Images are not part of the copy; transcribe all the data exactly.

═════ INFORMATION SHOWN

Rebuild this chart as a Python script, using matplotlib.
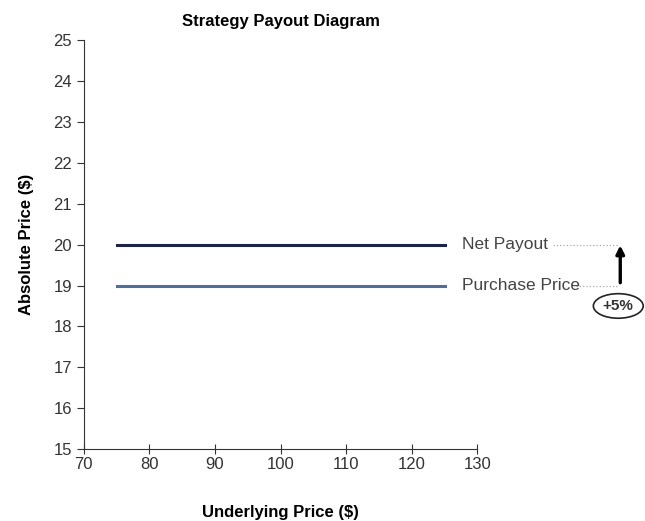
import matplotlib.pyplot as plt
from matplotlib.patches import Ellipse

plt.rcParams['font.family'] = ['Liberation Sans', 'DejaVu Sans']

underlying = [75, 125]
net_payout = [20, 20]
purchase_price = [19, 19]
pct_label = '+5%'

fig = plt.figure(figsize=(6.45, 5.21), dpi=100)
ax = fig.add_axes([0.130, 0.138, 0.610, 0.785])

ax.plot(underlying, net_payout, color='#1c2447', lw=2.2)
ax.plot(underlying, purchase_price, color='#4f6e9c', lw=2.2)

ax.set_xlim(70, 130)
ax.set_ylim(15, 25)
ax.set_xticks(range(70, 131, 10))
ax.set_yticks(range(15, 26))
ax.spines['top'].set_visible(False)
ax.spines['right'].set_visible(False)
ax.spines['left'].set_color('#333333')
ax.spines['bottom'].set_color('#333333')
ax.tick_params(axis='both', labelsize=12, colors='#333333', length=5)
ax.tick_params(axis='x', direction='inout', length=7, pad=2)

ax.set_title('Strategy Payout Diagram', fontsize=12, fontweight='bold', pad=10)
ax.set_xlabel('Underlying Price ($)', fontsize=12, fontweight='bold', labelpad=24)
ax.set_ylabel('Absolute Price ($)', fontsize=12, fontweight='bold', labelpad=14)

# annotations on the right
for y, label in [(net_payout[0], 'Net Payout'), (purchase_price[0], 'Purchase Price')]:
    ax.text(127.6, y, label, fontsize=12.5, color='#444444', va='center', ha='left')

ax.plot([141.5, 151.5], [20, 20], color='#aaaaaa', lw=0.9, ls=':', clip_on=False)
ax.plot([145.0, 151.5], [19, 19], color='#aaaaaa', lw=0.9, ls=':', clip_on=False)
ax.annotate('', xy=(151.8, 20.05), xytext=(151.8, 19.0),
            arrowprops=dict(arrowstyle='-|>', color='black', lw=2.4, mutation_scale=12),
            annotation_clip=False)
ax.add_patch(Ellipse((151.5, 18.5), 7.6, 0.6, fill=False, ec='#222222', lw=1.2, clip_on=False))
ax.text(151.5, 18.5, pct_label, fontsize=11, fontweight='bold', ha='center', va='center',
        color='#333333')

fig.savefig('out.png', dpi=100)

══════════

**SOLUTION FOR THIS PROBLEM:**
Rebuild this chart as a Python script, using matplotlib.
import matplotlib.pyplot as plt
from matplotlib.patches import Ellipse

plt.rcParams['font.family'] = ['Liberation Sans', 'DejaVu Sans']

underlying = [75, 125]
net_payout = [20, 20]
purchase_price = [19, 19]
pct_label = '+5%'

fig = plt.figure(figsize=(6.45, 5.21), dpi=100)
ax = fig.add_axes([0.130, 0.138, 0.610, 0.785])

ax.plot(underlying, net_payout, color='#1c2447', lw=2.2)
ax.plot(underlying, purchase_price, color='#4f6e9c', lw=2.2)

ax.set_xlim(70, 130)
ax.set_ylim(15, 25)
ax.set_xticks(range(70, 131, 10))
ax.set_yticks(range(15, 26))
ax.spines['top'].set_visible(False)
ax.spines['right'].set_visible(False)
ax.spines['left'].set_color('#333333')
ax.spines['bottom'].set_color('#333333')
ax.tick_params(axis='both', labelsize=12, colors='#333333', length=5)
ax.tick_params(axis='x', direction='inout', length=7, pad=2)

ax.set_title('Strategy Payout Diagram', fontsize=12, fontweight='bold', pad=10)
ax.set_xlabel('Underlying Price ($)', fontsize=12, fontweight='bold', labelpad=24)
ax.set_ylabel('Absolute Price ($)', fontsize=12, fontweight='bold', labelpad=14)

# annotations on the right
for y, label in [(net_payout[0], 'Net Payout'), (purchase_price[0], 'Purchase Price')]:
    ax.text(127.6, y, label, fontsize=12.5, color='#444444', va='center', ha='left')

ax.plot([141.5, 151.5], [20, 20], color='#aaaaaa', lw=0.9, ls=':', clip_on=False)
ax.plot([145.0, 151.5], [19, 19], color='#aaaaaa', lw=0.9, ls=':', clip_on=False)
ax.annotate('', xy=(151.8, 20.05), xytext=(151.8, 19.0),
            arrowprops=dict(arrowstyle='-|>', color='black', lw=2.4, mutation_scale=12),
            annotation_clip=False)
ax.add_patch(Ellipse((151.5, 18.5), 7.6, 0.6, fill=False, ec='#222222', lw=1.2, clip_on=False))
ax.text(151.5, 18.5, pct_label, fontsize=11, fontweight='bold', ha='center', va='center',
        color='#333333')

fig.savefig('out.png', dpi=100)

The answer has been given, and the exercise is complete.